Но тут спохватываешься. Даже если б эксперимент библейского «селекционера» имел под собой хоть какое-то основание, человек – все-таки не скотина. А существо с даром свободы и, значит, даром сопротивления среде и обволакивающему потоку ее подспудных внушений. Иначе в жизни ничего не менялось бы и действительно наступил бы конец истории – которая пока еще длится. Разве сам Мартынов, все, что он в описанных условиях создал и натворил, - не живое опровержение диктата «пестрых прутьев»?

 

В л а д и м и р Б р и т а н и ш с к и й . Выход в пространство. М., «Аграф», 2008, 442 стр. («Символы времени»).

 

Поэт и переводчик В. Л. Британишский собрал и опубликовал свою прозу 60-х годов. Собрал не в хронологии сочиненного, а так, чтобы получилось единое повествование длиною если не в жизнь, то в первую ее половину: от ленинградского детства и студенчества через геологические странствия по Северу и Сибири до возвращения в среднюю полосу. Словом, выход личности в пространство бытия. Предназначая этот том малой прозы всем, «кто интересуется судьбами русской культуры», составители аннотации не ошибаются с адресом: интегральный смысл книги – в этическом становлении человека и культурном становлении писателя.

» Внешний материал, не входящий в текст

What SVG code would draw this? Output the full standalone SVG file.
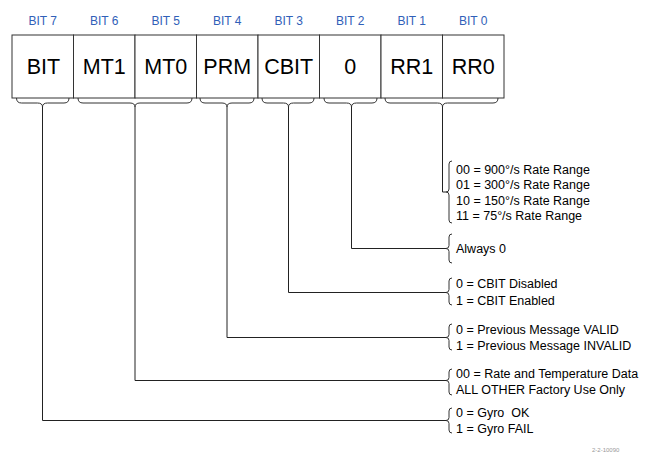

Вот кого, рожденного в 1933 году, казалось, должен был целиком засосать осовеченный бытовой ландшафт. Но с первых же строк, помеченных 1959 годом, пишущий демонстрирует полную независимость от его, этого ландшафта, условий и условностей. Можно, конечно, сказать, что автор как-никак провел детство там, где «росли у порога Растрелли и Росси» - в их роли формующих склад души «пестрых прутьев Иакова» (об архитектуре родного города и жадном детском ее восприятии – рассказано прекрасно). Можно еще сказать, что автор - типичный шестидесятник, осмелевший, едва пахнуло «оттепелью». Но внутренняя свобода – такая специфическая вещь, что она сразу дает о себе знать как нечто, не сводимое к обстоятельствам своего проявления. «Никогда не приходило мне в голову, что Юрку сделала человеком работа в нашей экспедиции. Или армия. Или школа. Казалось, он всегда был человек…» - говорится в финальной повести, посвященной памяти товарища («Местность прошлого лета», 1963), то же самое приложимо и к ее автору.